Speculation has been swirling around the reported sale of Selfridges to Thailand’s Central Group since the Times first revealed the two parties had reached an agreement last Thursday. Neither the Weston family, which owns Selfridges, nor Central Group has confirmed the deal, which is expected to close by the end of the year. And while Central Group’s publicly listed subsidiary, Central Retail, has denied any involvement in the transaction, multiple reports suggest that another division of
of the conglomerate is involved in the talks.
The Westons are said to be seeking £4 billion for their European department store assets, including Selfridges’ four stores in the UK, Brown Thomas and Arnotts in Ireland, and De Bijenkorf in the Netherlands. Here is everything we know about the sale so far.
Who is Central Group?
Central Group is a Thai conglomerate owned by the Chirathivat family. Valued at more than US$12.9 billion, it has subsidiaries in multiple industries, including retail.
“Central Group is one of the ‘big three’ Thai retailers and shopping centre developers/operators. The other two being Siam Piwat and The Mall Group,” Michael Baker, a retail expert based in Bangkok and former head of research for International Council for Shopping Centers, told Inside Retail.
“Central’s superregional malls and department stores are ubiquitous in Thailand. It also operates specialty stores in multiple categories and owns department stores outside Thailand, including the KaDeWe in Berlin and the Rinascente chain in Italy.”
What does it mean for the future of Selfridges?
Central Group’s experience with the department store format, particularly with upscale department stores in Europe, such as La Rinascente, suggests it could be a good fit as the new owner of Selfridges.
“Central Group’s success in the European department store space should bode well for Selfridges,” Bradley Grinlinton, head of retail and consumer products at Publicis Sapient, told Inside Retail.
“They’ll be a proven set of hands who know the upmarket department store business well and can quickly leverage Selfridges’ native strengths in brand and location.
It also raises the possibility of international expansion.
“It could be a conduit for bringing the Selfridges brand to Asia but I don’t know if that is part of Central’s intent in buying it,” Baker said, though he wouldn’t advise it.
“It has been excruciatingly difficult for department stores to successfully expand internationally because their cache rarely seems to extend across borders.”
Selfridges was founded in 1908 by Gordon Selfridge.

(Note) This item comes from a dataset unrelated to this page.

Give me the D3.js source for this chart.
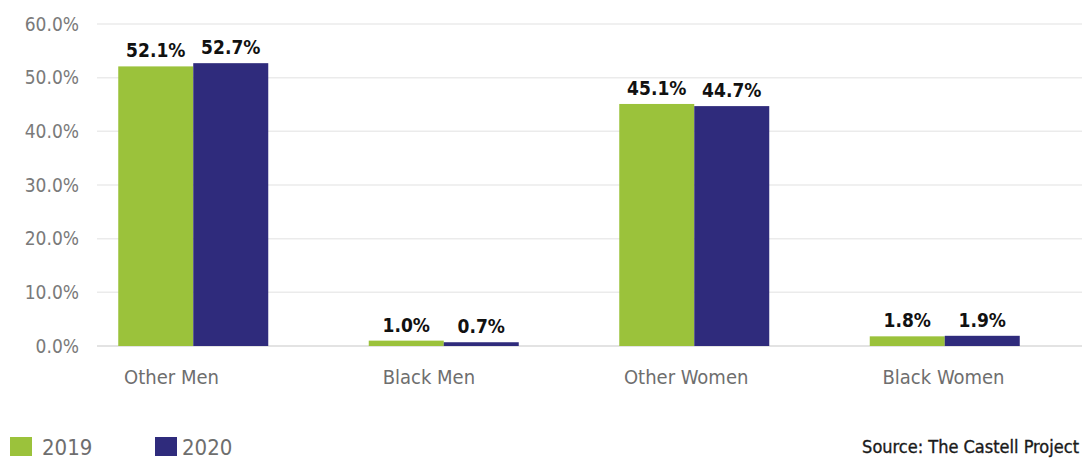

It was revitalised in the 1990s under the direction of Vittorio Radice, who now runs the Rinascente chain for Central Group, and was crowned Best Department Store in the World four times between 2010 and 2018.
Today, Selfridges is regarded as one of the best examples of experiential retail, offering highly creative and constantly changing store concepts and brand collaborations to drive foot traffic into stores. It has reported a sales increase every year for the last decade, reaching £1.97 billion (AU$3.72 billion) in sales in the year ending February 2, 2020, though this number likely plummeted during Covid.

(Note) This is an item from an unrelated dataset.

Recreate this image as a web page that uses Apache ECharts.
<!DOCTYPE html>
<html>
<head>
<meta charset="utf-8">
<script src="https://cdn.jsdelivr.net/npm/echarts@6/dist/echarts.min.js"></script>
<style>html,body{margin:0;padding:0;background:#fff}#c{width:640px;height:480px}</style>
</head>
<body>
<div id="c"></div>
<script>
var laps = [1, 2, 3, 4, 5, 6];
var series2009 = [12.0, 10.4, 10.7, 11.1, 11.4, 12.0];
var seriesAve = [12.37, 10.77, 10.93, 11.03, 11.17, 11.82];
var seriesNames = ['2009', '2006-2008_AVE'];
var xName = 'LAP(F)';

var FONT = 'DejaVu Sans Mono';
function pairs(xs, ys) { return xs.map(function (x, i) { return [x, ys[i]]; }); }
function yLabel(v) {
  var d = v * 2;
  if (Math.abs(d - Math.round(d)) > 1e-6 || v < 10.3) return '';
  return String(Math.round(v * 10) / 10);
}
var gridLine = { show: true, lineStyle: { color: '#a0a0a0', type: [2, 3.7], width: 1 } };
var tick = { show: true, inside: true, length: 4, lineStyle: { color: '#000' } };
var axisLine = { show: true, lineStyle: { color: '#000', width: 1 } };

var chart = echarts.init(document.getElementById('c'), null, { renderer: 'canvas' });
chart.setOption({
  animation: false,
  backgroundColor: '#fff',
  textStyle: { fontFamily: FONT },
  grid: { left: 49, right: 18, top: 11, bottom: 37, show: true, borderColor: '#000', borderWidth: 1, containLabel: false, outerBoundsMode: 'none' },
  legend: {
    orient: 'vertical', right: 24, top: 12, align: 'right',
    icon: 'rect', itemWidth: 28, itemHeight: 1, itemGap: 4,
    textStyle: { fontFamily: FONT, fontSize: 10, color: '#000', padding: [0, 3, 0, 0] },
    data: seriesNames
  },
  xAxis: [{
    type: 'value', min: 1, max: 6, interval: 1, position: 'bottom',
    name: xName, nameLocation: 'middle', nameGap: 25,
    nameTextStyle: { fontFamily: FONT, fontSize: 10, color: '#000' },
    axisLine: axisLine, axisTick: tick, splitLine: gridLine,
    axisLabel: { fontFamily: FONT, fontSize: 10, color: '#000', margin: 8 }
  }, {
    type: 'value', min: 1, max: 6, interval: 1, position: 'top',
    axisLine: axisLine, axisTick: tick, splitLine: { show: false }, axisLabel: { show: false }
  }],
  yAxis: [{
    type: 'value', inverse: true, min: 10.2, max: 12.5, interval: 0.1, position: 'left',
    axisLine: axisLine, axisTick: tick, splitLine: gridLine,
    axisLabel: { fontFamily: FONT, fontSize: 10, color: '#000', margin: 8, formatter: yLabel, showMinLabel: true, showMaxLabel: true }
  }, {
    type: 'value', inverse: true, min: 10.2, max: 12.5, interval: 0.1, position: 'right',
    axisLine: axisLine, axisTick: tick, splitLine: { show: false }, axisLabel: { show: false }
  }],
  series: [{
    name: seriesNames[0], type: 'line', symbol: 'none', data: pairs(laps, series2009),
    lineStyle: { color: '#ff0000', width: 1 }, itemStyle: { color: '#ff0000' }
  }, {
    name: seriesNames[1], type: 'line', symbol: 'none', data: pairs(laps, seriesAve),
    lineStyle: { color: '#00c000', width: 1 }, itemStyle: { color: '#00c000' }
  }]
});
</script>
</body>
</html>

Still, Grinlinton believes Selfridges is doing a lot of things right.
“Don’t change what isn’t broken – aka the brand and its range. Look at opportunities to build on these strengths in product curation and amplify in-store experiences (possibly using digital). Build on loyalty. But ultimately don’t change the brand’s DNA,” he said.

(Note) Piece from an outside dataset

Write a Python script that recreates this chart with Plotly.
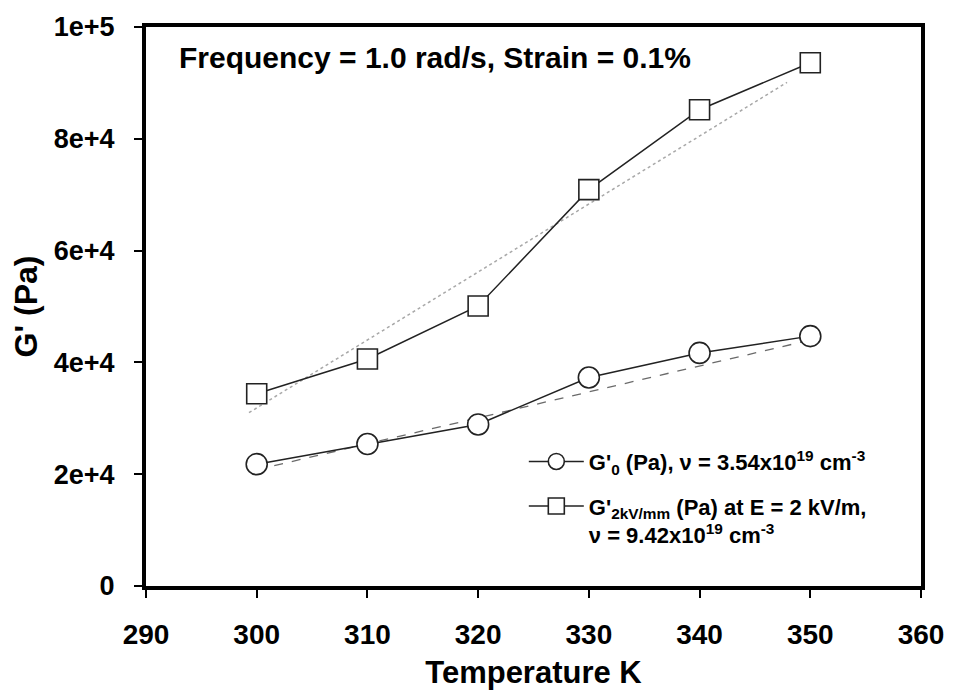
import plotly.graph_objects as go

temps = [300, 310, 320, 330, 340, 350]
g0 = [21800, 25400, 28900, 37300, 41700, 44700]
g2kv = [34400, 40600, 50100, 70900, 85200, 93600]

fit_g0_x = [300, 350]
fit_g0_y = [20800, 44000]
fit_g2kv_x = [299.3, 347.9]
fit_g2kv_y = [31000, 90100]

x_ticks = [290, 300, 310, 320, 330, 340, 350, 360]
y_ticks = [0, 20000, 40000, 60000, 80000, 100000]
y_ticklabels = ["0", "2e+4", "4e+4", "6e+4", "8e+4", "1e+5"]

label_g0 = "G'<sub>0</sub> (Pa), \u03bd = 3.54x10<sup>19</sup> cm<sup>-3</sup>"
label_g2 = ("G'<sub>2kV/mm</sub> (Pa) at E = 2 kV/m,<br>"
            "\u03bd = 9.42x10<sup>19</sup> cm<sup>-3</sup>")
note = "Frequency = 1.0 rad/s, Strain = 0.1%"

FONT = "Liberation Sans, Arial, sans-serif"

fig = go.Figure()
fig.add_trace(go.Scatter(x=fit_g2kv_x, y=fit_g2kv_y, mode="lines",
                         line=dict(color="#a8a8a8", width=1.5, dash="dot"),
                         showlegend=False, hoverinfo="skip"))
fig.add_trace(go.Scatter(x=fit_g0_x, y=fit_g0_y, mode="lines",
                         line=dict(color="#6a6a6a", width=1.3, dash="dash"),
                         showlegend=False, hoverinfo="skip"))
fig.add_trace(go.Scatter(x=temps, y=g0, mode="lines+markers", name=label_g0,
                         legendgroup="a",
                         line=dict(color="#222222", width=1.5),
                         marker=dict(symbol="circle", size=21, color="white",
                                     line=dict(color="#222222", width=1.6))))
fig.add_trace(go.Scatter(x=temps, y=g2kv, mode="lines+markers", name=label_g2,
                         legendgroup="b",
                         line=dict(color="#222222", width=1.5),
                         marker=dict(symbol="square", size=20, color="white",
                                     line=dict(color="#222222", width=1.6))))

fig.add_annotation(x=0.04, y=0.945, xref="paper", yref="paper",
                   xanchor="left", yanchor="middle", showarrow=False,
                   text=note,
                   font=dict(family=FONT, size=30, color="black", weight="bold"))

fig.update_layout(
    width=956, height=697,
    margin=dict(l=146, r=31, t=20, b=105),
    paper_bgcolor="white", plot_bgcolor="white",
    font=dict(family=FONT, color="black"),
    legend=dict(x=0.4875, y=0.26, xanchor="left", yanchor="top",
                bgcolor="rgba(0,0,0,0)", itemwidth=55, valign="top",
                tracegroupgap=13,
                font=dict(family=FONT, size=22, color="black", weight="bold")),
    xaxis=dict(range=[290, 360], tickvals=x_ticks, ticks="outside",
               ticklen=8, tickwidth=1.5, tickcolor="black",
               showline=True, linewidth=4, linecolor="black", mirror=True,
               showgrid=False, zeroline=False, ticklabelstandoff=12,
               tickfont=dict(family=FONT, size=28, weight="bold"),
               title=dict(text="Temperature K", standoff=14,
                          font=dict(family=FONT, size=31, weight="bold"))),
    yaxis=dict(range=[0, 100000], tickvals=y_ticks, ticktext=y_ticklabels,
               ticks="outside", ticklen=8, tickwidth=1.5, tickcolor="black",
               showline=True, linewidth=4, linecolor="black", mirror=True,
               showgrid=False, zeroline=False, ticklabelstandoff=14,
               tickfont=dict(family=FONT, size=27, weight="bold"),
               title=dict(text="G' (Pa)", standoff=8,
                          font=dict(family=FONT, size=32, weight="bold"))),
)

fig.write_html("out.html")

What does it say about the future of department stores?
The sale has been described by some sources as a once-in-a-generation opportunity, but given department stores’ shrinking share of the overall retail market, is it a good investment?
For Grinlinton, the deal proves that department stores still have a future – at least, some of them do.
“For department stores that have a differentiated brand or product proposition, there’s still plenty of legs left in the space. Selfridges are a destination retailer and tourist attraction on top of simply being a department store,” he pointed out.
However, Dr Seshan Ramaswami, a marketing professor at Singapore Management University, is less optimistic.
“The department store format as a one-stop shopping format for household semi-durable goods is in trouble across the world. Of all the retail formats, this is perhaps the most affected by internet commerce,” he told Inside Retail.
“At best, those retailers still operating in this format can attempt ‘clicks-and-mortar’ – seamlessly merging both an online and offline presence. They can source exclusive merchandise not available easily online. And they can focus on a high quality customer sensory experience in the store. But in the longer run, the format will likely fade away as it will be tough to sustain the high quality of experience and assortment while keeping prices low.”